STORED DATA:
⁂
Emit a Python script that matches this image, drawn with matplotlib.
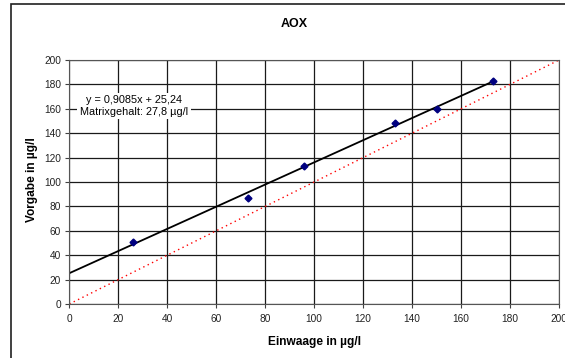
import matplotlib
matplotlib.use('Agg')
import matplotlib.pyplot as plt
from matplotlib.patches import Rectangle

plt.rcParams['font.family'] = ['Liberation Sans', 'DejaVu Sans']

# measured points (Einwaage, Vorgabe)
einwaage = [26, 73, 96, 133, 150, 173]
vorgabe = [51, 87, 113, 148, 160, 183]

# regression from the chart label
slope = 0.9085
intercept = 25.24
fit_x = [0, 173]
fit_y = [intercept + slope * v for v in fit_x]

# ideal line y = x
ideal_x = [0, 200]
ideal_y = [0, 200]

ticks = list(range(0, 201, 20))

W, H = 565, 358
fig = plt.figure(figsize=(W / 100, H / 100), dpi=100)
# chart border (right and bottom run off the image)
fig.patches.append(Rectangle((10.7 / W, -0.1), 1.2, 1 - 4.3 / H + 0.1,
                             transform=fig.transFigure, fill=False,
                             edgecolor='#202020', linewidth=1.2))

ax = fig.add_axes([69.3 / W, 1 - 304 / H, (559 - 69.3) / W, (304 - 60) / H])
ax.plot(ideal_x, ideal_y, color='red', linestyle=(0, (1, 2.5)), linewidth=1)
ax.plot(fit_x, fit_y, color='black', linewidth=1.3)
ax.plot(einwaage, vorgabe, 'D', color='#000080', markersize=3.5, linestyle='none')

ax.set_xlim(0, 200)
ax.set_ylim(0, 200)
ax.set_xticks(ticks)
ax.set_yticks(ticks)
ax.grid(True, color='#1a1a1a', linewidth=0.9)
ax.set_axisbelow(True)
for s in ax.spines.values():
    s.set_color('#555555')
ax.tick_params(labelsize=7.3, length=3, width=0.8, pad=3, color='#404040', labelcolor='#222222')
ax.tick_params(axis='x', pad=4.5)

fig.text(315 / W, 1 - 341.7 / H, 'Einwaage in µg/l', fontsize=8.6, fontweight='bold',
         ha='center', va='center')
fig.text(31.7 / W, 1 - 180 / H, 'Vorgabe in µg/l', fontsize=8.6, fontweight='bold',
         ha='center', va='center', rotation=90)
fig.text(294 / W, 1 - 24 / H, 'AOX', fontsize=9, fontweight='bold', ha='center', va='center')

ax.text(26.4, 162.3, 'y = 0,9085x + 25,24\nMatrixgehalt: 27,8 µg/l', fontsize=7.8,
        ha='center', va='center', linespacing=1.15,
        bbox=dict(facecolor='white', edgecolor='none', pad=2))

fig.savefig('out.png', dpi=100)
⁂
THE REQUEST: Copy exactly the lines running from the beginning of the listing through the line that has "plt.rcParams['font.family'] = ['Liberation". Drop the pictures.

TASK RESULT:
Emit a Python script that matches this image, drawn with matplotlib.
import matplotlib
matplotlib.use('Agg')
import matplotlib.pyplot as plt
from matplotlib.patches import Rectangle

plt.rcParams['font.family'] = ['Liberation Sans', 'DejaVu Sans']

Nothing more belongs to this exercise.